New York, Jan 8 An entrepreneur team from the Indian Institute of Technology, Madras has won the NYC Next Idea 2009-2010, an inaugural global business plan competition launched by New York City last year.

City Mayor Michael R. Bloomberg Thursday announced the winner of the competition in which teams from ten leading international business and engineering schools in Europe, Asia and Latin America participated with teams from India, Spain and France making the finals.

Selected by a panel of judges from New York City's venture capital community, the winning team, Greenext Technology Solutions will receive a $20,000 cash prize.

The IIT team of Aashish Dattani, Sriram Kalyanaraman and Vinayshankar Kulkarni has devised a new system to allow utility companies and energy producers to store and distribute energy through remote sites across the five boroughs safely and efficiently.
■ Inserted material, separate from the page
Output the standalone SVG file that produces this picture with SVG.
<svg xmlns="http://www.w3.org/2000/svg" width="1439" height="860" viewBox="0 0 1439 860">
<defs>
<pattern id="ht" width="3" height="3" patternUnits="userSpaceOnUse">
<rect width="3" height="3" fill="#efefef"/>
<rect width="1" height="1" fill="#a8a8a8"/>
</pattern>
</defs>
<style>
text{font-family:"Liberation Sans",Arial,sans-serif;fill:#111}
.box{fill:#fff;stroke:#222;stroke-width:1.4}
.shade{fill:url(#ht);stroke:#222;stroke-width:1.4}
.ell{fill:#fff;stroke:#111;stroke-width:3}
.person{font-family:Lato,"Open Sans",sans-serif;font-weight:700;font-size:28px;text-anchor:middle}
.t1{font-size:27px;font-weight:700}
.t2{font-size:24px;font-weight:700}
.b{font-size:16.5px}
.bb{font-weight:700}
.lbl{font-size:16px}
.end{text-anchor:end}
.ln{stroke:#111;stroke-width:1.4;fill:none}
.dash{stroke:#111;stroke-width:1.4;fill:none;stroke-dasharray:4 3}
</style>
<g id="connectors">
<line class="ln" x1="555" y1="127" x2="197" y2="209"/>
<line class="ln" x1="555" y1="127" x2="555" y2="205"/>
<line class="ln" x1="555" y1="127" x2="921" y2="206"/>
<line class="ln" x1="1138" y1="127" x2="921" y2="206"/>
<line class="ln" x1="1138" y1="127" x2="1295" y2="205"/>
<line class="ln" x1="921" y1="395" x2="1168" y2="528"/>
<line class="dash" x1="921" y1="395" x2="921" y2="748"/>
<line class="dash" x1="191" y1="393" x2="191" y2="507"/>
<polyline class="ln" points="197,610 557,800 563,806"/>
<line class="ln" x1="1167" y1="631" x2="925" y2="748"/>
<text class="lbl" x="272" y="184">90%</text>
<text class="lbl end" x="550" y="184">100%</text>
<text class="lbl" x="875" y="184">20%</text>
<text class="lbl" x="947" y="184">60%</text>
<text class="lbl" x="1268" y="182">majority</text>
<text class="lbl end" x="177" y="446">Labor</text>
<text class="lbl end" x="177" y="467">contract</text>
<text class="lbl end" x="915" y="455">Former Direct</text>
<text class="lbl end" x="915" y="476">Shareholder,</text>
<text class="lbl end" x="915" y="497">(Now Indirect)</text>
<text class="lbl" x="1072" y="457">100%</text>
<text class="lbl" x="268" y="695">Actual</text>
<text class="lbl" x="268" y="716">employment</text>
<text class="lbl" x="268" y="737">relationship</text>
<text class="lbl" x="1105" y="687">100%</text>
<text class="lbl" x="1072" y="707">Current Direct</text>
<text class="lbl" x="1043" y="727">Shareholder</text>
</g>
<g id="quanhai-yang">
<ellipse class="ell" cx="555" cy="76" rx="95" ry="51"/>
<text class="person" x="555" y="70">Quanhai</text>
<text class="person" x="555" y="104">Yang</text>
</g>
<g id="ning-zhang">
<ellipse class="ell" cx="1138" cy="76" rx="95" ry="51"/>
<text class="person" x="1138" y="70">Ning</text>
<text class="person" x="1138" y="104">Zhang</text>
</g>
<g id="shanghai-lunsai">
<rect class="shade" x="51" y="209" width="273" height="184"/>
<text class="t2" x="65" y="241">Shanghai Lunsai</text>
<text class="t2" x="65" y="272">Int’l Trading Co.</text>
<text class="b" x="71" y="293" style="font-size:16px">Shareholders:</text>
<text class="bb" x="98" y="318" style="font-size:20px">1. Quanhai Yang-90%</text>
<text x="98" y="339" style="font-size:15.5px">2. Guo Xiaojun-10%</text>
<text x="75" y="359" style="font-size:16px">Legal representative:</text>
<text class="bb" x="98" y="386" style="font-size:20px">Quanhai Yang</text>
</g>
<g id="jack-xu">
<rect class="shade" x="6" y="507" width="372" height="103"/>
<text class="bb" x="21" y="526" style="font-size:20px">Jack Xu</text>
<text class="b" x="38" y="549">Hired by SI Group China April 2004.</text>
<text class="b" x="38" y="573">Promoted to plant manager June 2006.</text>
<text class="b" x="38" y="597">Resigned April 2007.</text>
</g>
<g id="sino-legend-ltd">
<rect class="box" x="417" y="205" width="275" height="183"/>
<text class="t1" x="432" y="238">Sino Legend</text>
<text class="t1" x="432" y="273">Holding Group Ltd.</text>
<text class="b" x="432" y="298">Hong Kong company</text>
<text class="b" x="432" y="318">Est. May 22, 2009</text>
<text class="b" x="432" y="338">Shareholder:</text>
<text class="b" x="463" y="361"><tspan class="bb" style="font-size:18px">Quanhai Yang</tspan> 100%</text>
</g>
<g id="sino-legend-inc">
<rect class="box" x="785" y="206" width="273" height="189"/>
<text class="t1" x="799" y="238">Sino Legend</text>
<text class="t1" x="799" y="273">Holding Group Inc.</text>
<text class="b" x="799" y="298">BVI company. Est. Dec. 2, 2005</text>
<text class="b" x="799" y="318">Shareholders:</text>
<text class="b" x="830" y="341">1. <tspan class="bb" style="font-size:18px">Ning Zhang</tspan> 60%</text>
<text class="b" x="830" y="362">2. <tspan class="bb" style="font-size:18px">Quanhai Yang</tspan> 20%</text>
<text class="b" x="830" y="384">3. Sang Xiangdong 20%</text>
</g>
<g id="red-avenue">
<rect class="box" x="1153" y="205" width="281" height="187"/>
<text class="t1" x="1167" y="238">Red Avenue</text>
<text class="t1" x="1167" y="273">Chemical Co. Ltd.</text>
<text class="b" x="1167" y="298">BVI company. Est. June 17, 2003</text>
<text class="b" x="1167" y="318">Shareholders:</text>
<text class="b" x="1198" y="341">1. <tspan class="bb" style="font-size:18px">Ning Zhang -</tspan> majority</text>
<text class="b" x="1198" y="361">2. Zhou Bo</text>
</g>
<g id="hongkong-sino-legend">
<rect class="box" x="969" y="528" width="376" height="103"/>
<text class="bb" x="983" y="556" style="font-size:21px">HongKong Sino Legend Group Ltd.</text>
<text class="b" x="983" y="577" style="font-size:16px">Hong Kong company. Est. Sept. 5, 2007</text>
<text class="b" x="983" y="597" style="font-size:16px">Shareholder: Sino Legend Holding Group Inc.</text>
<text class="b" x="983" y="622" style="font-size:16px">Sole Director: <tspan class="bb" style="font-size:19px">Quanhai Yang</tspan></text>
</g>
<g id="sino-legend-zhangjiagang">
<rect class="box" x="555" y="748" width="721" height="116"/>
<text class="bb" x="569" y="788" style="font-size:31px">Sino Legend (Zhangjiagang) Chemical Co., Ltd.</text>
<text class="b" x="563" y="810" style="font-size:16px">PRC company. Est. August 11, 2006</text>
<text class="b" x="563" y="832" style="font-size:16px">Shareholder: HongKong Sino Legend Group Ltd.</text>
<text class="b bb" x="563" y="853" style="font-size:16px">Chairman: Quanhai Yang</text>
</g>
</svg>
"Cities around the world hope to be a place of innovation where entrepreneurs want to go to launch businesses," said Bloomberg announcing the winner at Columbia Business School. "New York City doesn't have to hope, we are that place."

"But it's not enough to be a place entrepreneurs want to go; we also have to make sure our city and our country is a place they can go," he said.
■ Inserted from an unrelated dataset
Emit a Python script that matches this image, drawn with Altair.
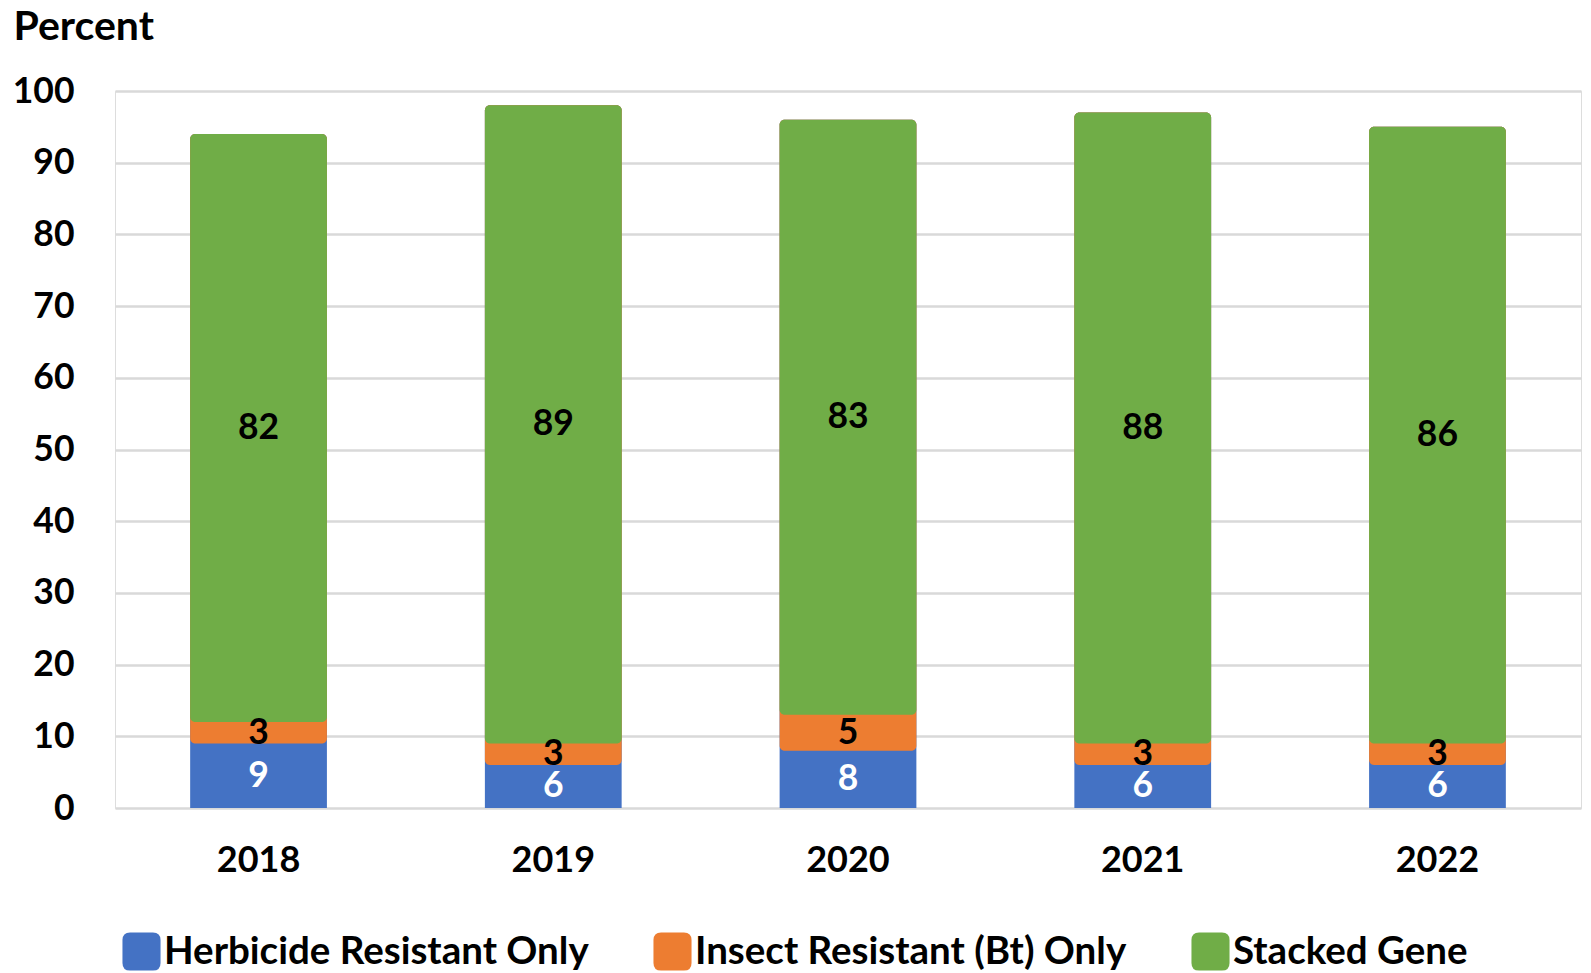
import altair as alt
import pandas as pd

years = ["2018", "2019", "2020", "2021", "2022"]
series = ["Herbicide Resistant Only", "Insect Resistant (Bt) Only", "Stacked Gene"]
herbicide = [9, 6, 8, 6, 6]
insect = [3, 3, 5, 3, 3]
stacked = [82, 89, 83, 88, 86]
colors = ["#4472C4", "#ED7D31", "#70AD47"]

rows = []
for i, y in enumerate(years):
    for k, (name, vals) in enumerate(zip(series, [herbicide, insect, stacked])):
        rows.append({"year": y, "series": name, "order": k, "value": vals[i]})
df = pd.DataFrame(rows)

FONT = "Lato"

base = alt.Chart(df).transform_stack(
    stack="value", groupby=["year"], sort=[alt.SortField("order")], as_=["y0", "y1"]
).transform_joinaggregate(
    total="sum(value)", groupby=["year"]
).transform_calculate(mid="(datum.y0 + datum.y1) / 2")

x_enc = alt.X("year:N", sort=years,
              scale=alt.Scale(paddingInner=0.536, paddingOuter=0.255),
              axis=alt.Axis(title=None, labelAngle=0, labelFont=FONT, labelFontSize=36,
                            labelFontWeight="bold", labelColor="black", labelPadding=35,
                            ticks=False, domain=False))

y_enc = alt.Y("y0:Q", scale=alt.Scale(domain=[0, 100]),
              axis=alt.Axis(title="Percent", titleAngle=0, titleX=-102, titleY=-52,
                            titleAlign="left", titleBaseline="alphabetic", titleFont=FONT,
                            titleFontSize=41, titleFontWeight="bold", titleColor="black",
                            values=list(range(0, 101, 10)), labelFont=FONT, labelFontSize=35.5,
                            labelFontWeight="bold", labelColor="black", labelPadding=41,
                            ticks=False, domain=False, gridColor="#d9d9d9", gridWidth=2.5))

color_enc = alt.Color("series:N", sort=series,
                      scale=alt.Scale(domain=series, range=colors),
                      legend=alt.Legend(title=None, orient="none", direction="horizontal",
                                        legendX=7, legendY=841,
                                        symbolType="M-1,-0.6Q-1,-1,-0.6,-1L0.6,-1Q1,-1,1,-0.6L1,0.6Q1,1,0.6,1L-0.6,1Q-1,1,-1,0.6Z",
                                        symbolSize=1450, symbolStrokeWidth=0, symbolOpacity=1,
                                        labelFont=FONT, labelFontSize=38.5, labelFontWeight="bold",
                                        labelColor="black", labelOffset=3, columnPadding=64,
                                        labelLimit=600))

bottom_bars = base.transform_filter("datum.order == 0").mark_bar(
    cornerRadiusTopLeft=5, cornerRadiusTopRight=5
).encode(x=x_enc, y=y_enc, y2="total:Q", color=color_enc)

upper_bars = base.transform_filter("datum.order > 0").mark_bar(cornerRadius=5).encode(
    x=x_enc, y=y_enc, y2="total:Q", color=color_enc, order=alt.Order("order:Q")
)

labels = base.mark_text(font=FONT, fontSize=35.5, fontWeight="bold", baseline="middle").encode(
    x=alt.X("year:N", sort=years),
    y=alt.Y("mid:Q"),
    text=alt.Text("value:Q"),
    color=alt.condition("datum.order == 0", alt.value("white"), alt.value("black")),
)

chart = alt.layer(bottom_bars, upper_bars, labels).properties(
    width=1466, height=717,
    autosize=alt.AutoSizeParams(type="none"),
    padding={"left": 107, "top": 83, "right": 2, "bottom": 165},
).configure_view(stroke=None).configure(background="white")

chart.save("out.html", embed_options={"renderer": "svg", "actions": False})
"That's why we are committed to working with the Obama Administration to pursue sensible immigration reform," the mayor said alluding to the difficulties the finalists may face in getting a US visa.

"No one can say for sure whether the finalists' ideas will translate into successful job-creating businesses," Bloomberg said. "What a shame, though, if they and countless others are denied the opportunity even to try."

Greenext Technology Solutions is a clean-technology proposal that is pioneering specialised software and hardware solutions to utility companies, renewable energy producers, energy storage manufacturers, and energy traders.

Their product, XEstor, serves as a common interface to store energy from any source across New York City into large battery storage sites. The product communicates with the electric grid and combines real-time consumer demand information with current energy prices to charge or discharge electricity into the grid.

This flexible mechanism to produce or store energy based on demand can act as a backup power source to bridge supply gaps and maintain the grid's reliability through ancillary services such as regulation and emergency response.